Role: Product owner, UX/UI Designer, Researcher, Design System Lead.
Client: Swedish Civil Contingencies Agency (MSB)
Tools: SwiftUI, RealityKit, Arduino, Cardboard prototyping.
Project overview
As part of a 10-week prototyping course, we were given a scenario based on the Swedish Civil Contingencies Agency (MSB):
How can people train for crisis situations like evacuating to a shelter?
In teams, we explored the problem space and developed early concepts. I then continued independently, designing and building a high-fidelity prototype that included a Vision Pro app and a connected physical device.
Public knowledge about civil defense shelters in Sweden is limited. Many don’t know:
Where the nearest shelter is
What to bring during evacuation
How to behave in a shelter
While MSB shares this information on its website, it’s static and text-heavy. We focused on how to make this knowledge more accessible through experiential training.
Research and Early Concepts
After the initial concept and low-fidelity exploration, it was time to develop an integrated high-fidelity prototype. Here I focused on building both a digital application for Apple Vision Pro using SwiftUI and a physical Arduino-based device that interacted with it in real time.
To begin the design I created wireframes for the app with Apple Vision Pro in mind, focusing on how users might interact with immersive content in a crisis training context.
Features
The Arduino Box
To complement the app, I built a physical prototype: a small, standalone device with four buttons and integrated sound and light feedback. Pressing a button plays a specific Hesa Fredrik alarm signal and triggers a flashing LED, simulating how the alerts would feel in real life.
The device is wirelessly synced with the app. When a user triggers an alarm from the Vision Pro interface, the physical box responds instantly.

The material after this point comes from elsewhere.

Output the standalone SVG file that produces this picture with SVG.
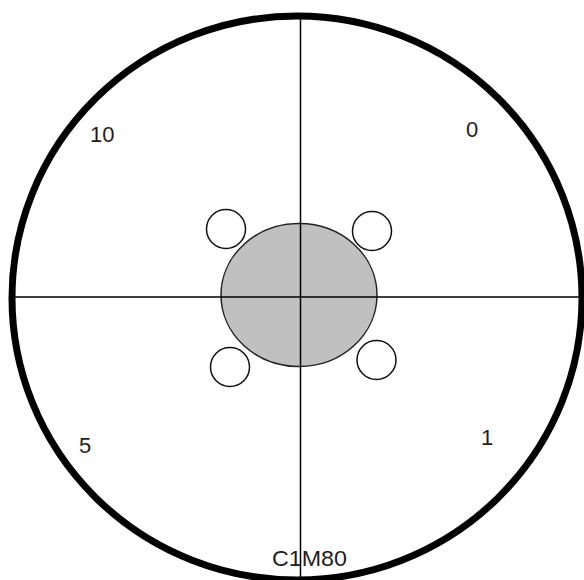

This real-time interaction adds a sensory dimension to the training, which is especially helpful for users with hearing or visual limitations and it reinforces the seriousness of the signals in a tangible way.
Take Away
This project helped me explore how to design both digital and physical experiences around crisis preparedness. Prototyping for Apple Vision Pro taught me to think spatially, while building the Arduino device showed me how to make abstract ideas more tangible. Taking the project from team research to solo execution also improved my ability to make clear design decisions and iterate with focus.